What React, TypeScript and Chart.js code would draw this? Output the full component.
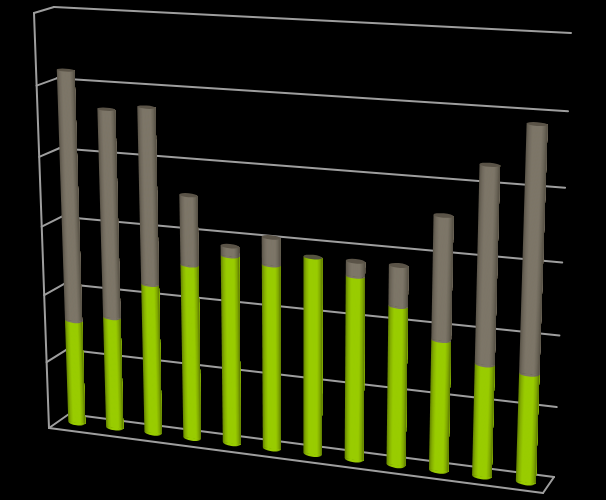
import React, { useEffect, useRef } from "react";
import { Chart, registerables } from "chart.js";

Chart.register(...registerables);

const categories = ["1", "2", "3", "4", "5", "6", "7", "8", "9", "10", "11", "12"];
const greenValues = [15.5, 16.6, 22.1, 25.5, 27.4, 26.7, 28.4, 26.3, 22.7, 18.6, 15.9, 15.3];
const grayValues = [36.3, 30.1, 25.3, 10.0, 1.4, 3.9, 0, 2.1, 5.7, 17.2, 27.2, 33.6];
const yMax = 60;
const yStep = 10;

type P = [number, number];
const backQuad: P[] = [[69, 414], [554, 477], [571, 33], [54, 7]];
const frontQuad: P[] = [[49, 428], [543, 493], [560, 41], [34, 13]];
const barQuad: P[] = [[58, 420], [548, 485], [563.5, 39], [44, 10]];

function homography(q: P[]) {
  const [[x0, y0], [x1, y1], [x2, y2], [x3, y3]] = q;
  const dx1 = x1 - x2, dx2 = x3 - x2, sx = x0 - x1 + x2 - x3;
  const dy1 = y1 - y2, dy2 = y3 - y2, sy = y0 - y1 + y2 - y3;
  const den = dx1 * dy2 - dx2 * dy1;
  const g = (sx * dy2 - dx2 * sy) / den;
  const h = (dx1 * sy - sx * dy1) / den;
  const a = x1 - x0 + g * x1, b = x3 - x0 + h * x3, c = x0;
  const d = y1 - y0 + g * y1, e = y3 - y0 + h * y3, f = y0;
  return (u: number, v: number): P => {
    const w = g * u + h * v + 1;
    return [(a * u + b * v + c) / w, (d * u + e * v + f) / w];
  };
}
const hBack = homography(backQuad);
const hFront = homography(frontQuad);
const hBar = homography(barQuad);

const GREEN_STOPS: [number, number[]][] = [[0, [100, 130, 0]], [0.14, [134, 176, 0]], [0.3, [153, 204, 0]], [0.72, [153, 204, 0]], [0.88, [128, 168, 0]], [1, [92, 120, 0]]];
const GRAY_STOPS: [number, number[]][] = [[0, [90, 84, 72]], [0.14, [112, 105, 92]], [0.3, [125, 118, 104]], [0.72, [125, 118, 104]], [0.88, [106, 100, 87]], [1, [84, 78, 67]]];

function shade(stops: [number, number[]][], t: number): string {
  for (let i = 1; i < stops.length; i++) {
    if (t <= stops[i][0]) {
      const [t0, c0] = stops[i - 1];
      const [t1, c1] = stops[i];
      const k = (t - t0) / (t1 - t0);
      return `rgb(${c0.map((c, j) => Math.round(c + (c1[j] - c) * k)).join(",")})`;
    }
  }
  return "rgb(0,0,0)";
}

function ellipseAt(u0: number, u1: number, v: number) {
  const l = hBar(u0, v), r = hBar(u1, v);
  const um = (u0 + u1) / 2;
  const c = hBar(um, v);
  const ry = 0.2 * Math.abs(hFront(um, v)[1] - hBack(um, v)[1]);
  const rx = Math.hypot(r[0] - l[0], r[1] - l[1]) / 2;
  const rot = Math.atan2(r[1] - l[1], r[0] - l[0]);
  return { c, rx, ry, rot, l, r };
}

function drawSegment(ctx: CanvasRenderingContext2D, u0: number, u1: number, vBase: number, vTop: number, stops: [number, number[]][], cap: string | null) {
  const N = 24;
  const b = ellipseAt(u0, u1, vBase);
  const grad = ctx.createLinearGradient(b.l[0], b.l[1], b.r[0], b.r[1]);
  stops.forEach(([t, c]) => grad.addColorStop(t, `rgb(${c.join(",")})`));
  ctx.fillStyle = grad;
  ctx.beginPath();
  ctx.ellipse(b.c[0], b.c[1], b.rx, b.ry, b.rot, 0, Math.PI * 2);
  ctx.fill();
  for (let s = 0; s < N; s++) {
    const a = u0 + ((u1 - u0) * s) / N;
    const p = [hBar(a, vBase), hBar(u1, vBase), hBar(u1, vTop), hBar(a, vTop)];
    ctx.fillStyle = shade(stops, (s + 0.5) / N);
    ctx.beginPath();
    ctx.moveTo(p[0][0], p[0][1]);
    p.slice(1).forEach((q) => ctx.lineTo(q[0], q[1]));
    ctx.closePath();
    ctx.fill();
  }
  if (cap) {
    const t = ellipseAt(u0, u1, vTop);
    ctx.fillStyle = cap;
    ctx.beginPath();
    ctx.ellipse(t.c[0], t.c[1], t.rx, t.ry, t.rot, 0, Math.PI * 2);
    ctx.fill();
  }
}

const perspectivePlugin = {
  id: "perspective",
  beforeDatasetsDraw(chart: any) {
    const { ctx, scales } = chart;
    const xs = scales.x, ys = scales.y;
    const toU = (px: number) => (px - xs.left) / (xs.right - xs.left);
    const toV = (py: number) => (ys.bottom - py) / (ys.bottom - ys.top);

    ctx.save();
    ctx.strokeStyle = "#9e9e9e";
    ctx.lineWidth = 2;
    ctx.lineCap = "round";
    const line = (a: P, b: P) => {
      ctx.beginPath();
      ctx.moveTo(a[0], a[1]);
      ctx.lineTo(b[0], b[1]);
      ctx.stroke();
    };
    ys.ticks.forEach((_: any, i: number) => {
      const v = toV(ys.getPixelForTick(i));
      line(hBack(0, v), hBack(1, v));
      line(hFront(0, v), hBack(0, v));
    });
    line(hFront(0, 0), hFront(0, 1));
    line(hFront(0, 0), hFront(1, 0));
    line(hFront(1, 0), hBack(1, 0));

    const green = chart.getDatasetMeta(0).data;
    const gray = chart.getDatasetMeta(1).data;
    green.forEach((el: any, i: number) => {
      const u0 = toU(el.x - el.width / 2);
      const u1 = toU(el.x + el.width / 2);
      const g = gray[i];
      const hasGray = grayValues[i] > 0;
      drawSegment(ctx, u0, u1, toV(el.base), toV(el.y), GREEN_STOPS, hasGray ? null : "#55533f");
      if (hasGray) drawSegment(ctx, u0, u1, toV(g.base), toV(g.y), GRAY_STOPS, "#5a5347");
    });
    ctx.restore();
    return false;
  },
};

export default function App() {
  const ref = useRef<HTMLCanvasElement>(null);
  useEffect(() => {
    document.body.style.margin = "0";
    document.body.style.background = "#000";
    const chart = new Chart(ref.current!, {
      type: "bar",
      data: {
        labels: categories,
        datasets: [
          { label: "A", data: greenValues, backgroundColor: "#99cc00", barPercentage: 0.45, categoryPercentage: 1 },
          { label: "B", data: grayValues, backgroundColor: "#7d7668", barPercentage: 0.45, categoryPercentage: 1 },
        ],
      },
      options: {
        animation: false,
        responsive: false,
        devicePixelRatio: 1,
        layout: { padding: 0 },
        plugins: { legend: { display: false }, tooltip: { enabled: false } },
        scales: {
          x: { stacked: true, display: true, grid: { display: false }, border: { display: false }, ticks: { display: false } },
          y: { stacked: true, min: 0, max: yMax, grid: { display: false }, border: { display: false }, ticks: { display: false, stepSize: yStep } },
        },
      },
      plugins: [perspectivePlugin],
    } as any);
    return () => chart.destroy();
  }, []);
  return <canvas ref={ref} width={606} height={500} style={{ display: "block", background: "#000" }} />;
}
+ + +
__Directions__.
Return the listing above word for word, with the pictures removed.

__Correct result__.
What React, TypeScript and Chart.js code would draw this? Output the full component.
import React, { useEffect, useRef } from "react";
import { Chart, registerables } from "chart.js";

Chart.register(...registerables);

const categories = ["1", "2", "3", "4", "5", "6", "7", "8", "9", "10", "11", "12"];
const greenValues = [15.5, 16.6, 22.1, 25.5, 27.4, 26.7, 28.4, 26.3, 22.7, 18.6, 15.9, 15.3];
const grayValues = [36.3, 30.1, 25.3, 10.0, 1.4, 3.9, 0, 2.1, 5.7, 17.2, 27.2, 33.6];
const yMax = 60;
const yStep = 10;

type P = [number, number];
const backQuad: P[] = [[69, 414], [554, 477], [571, 33], [54, 7]];
const frontQuad: P[] = [[49, 428], [543, 493], [560, 41], [34, 13]];
const barQuad: P[] = [[58, 420], [548, 485], [563.5, 39], [44, 10]];

function homography(q: P[]) {
  const [[x0, y0], [x1, y1], [x2, y2], [x3, y3]] = q;
  const dx1 = x1 - x2, dx2 = x3 - x2, sx = x0 - x1 + x2 - x3;
  const dy1 = y1 - y2, dy2 = y3 - y2, sy = y0 - y1 + y2 - y3;
  const den = dx1 * dy2 - dx2 * dy1;
  const g = (sx * dy2 - dx2 * sy) / den;
  const h = (dx1 * sy - sx * dy1) / den;
  const a = x1 - x0 + g * x1, b = x3 - x0 + h * x3, c = x0;
  const d = y1 - y0 + g * y1, e = y3 - y0 + h * y3, f = y0;
  return (u: number, v: number): P => {
    const w = g * u + h * v + 1;
    return [(a * u + b * v + c) / w, (d * u + e * v + f) / w];
  };
}
const hBack = homography(backQuad);
const hFront = homography(frontQuad);
const hBar = homography(barQuad);

const GREEN_STOPS: [number, number[]][] = [[0, [100, 130, 0]], [0.14, [134, 176, 0]], [0.3, [153, 204, 0]], [0.72, [153, 204, 0]], [0.88, [128, 168, 0]], [1, [92, 120, 0]]];
const GRAY_STOPS: [number, number[]][] = [[0, [90, 84, 72]], [0.14, [112, 105, 92]], [0.3, [125, 118, 104]], [0.72, [125, 118, 104]], [0.88, [106, 100, 87]], [1, [84, 78, 67]]];

function shade(stops: [number, number[]][], t: number): string {
  for (let i = 1; i < stops.length; i++) {
    if (t <= stops[i][0]) {
      const [t0, c0] = stops[i - 1];
      const [t1, c1] = stops[i];
      const k = (t - t0) / (t1 - t0);
      return `rgb(${c0.map((c, j) => Math.round(c + (c1[j] - c) * k)).join(",")})`;
    }
  }
  return "rgb(0,0,0)";
}

function ellipseAt(u0: number, u1: number, v: number) {
  const l = hBar(u0, v), r = hBar(u1, v);
  const um = (u0 + u1) / 2;
  const c = hBar(um, v);
  const ry = 0.2 * Math.abs(hFront(um, v)[1] - hBack(um, v)[1]);
  const rx = Math.hypot(r[0] - l[0], r[1] - l[1]) / 2;
  const rot = Math.atan2(r[1] - l[1], r[0] - l[0]);
  return { c, rx, ry, rot, l, r };
}

function drawSegment(ctx: CanvasRenderingContext2D, u0: number, u1: number, vBase: number, vTop: number, stops: [number, number[]][], cap: string | null) {
  const N = 24;
  const b = ellipseAt(u0, u1, vBase);
  const grad = ctx.createLinearGradient(b.l[0], b.l[1], b.r[0], b.r[1]);
  stops.forEach(([t, c]) => grad.addColorStop(t, `rgb(${c.join(",")})`));
  ctx.fillStyle = grad;
  ctx.beginPath();
  ctx.ellipse(b.c[0], b.c[1], b.rx, b.ry, b.rot, 0, Math.PI * 2);
  ctx.fill();
  for (let s = 0; s < N; s++) {
    const a = u0 + ((u1 - u0) * s) / N;
    const p = [hBar(a, vBase), hBar(u1, vBase), hBar(u1, vTop), hBar(a, vTop)];
    ctx.fillStyle = shade(stops, (s + 0.5) / N);
    ctx.beginPath();
    ctx.moveTo(p[0][0], p[0][1]);
    p.slice(1).forEach((q) => ctx.lineTo(q[0], q[1]));
    ctx.closePath();
    ctx.fill();
  }
  if (cap) {
    const t = ellipseAt(u0, u1, vTop);
    ctx.fillStyle = cap;
    ctx.beginPath();
    ctx.ellipse(t.c[0], t.c[1], t.rx, t.ry, t.rot, 0, Math.PI * 2);
    ctx.fill();
  }
}

const perspectivePlugin = {
  id: "perspective",
  beforeDatasetsDraw(chart: any) {
    const { ctx, scales } = chart;
    const xs = scales.x, ys = scales.y;
    const toU = (px: number) => (px - xs.left) / (xs.right - xs.left);
    const toV = (py: number) => (ys.bottom - py) / (ys.bottom - ys.top);

    ctx.save();
    ctx.strokeStyle = "#9e9e9e";
    ctx.lineWidth = 2;
    ctx.lineCap = "round";
    const line = (a: P, b: P) => {
      ctx.beginPath();
      ctx.moveTo(a[0], a[1]);
      ctx.lineTo(b[0], b[1]);
      ctx.stroke();
    };
    ys.ticks.forEach((_: any, i: number) => {
      const v = toV(ys.getPixelForTick(i));
      line(hBack(0, v), hBack(1, v));
      line(hFront(0, v), hBack(0, v));
    });
    line(hFront(0, 0), hFront(0, 1));
    line(hFront(0, 0), hFront(1, 0));
    line(hFront(1, 0), hBack(1, 0));

    const green = chart.getDatasetMeta(0).data;
    const gray = chart.getDatasetMeta(1).data;
    green.forEach((el: any, i: number) => {
      const u0 = toU(el.x - el.width / 2);
      const u1 = toU(el.x + el.width / 2);
      const g = gray[i];
      const hasGray = grayValues[i] > 0;
      drawSegment(ctx, u0, u1, toV(el.base), toV(el.y), GREEN_STOPS, hasGray ? null : "#55533f");
      if (hasGray) drawSegment(ctx, u0, u1, toV(g.base), toV(g.y), GRAY_STOPS, "#5a5347");
    });
    ctx.restore();
    return false;
  },
};

export default function App() {
  const ref = useRef<HTMLCanvasElement>(null);
  useEffect(() => {
    document.body.style.margin = "0";
    document.body.style.background = "#000";
    const chart = new Chart(ref.current!, {
      type: "bar",
      data: {
        labels: categories,
        datasets: [
          { label: "A", data: greenValues, backgroundColor: "#99cc00", barPercentage: 0.45, categoryPercentage: 1 },
          { label: "B", data: grayValues, backgroundColor: "#7d7668", barPercentage: 0.45, categoryPercentage: 1 },
        ],
      },
      options: {
        animation: false,
        responsive: false,
        devicePixelRatio: 1,
        layout: { padding: 0 },
        plugins: { legend: { display: false }, tooltip: { enabled: false } },
        scales: {
          x: { stacked: true, display: true, grid: { display: false }, border: { display: false }, ticks: { display: false } },
          y: { stacked: true, min: 0, max: yMax, grid: { display: false }, border: { display: false }, ticks: { display: false, stepSize: yStep } },
        },
      },
      plugins: [perspectivePlugin],
    } as any);
    return () => chart.destroy();
  }, []);
  return <canvas ref={ref} width={606} height={500} style={{ display: "block", background: "#000" }} />;
}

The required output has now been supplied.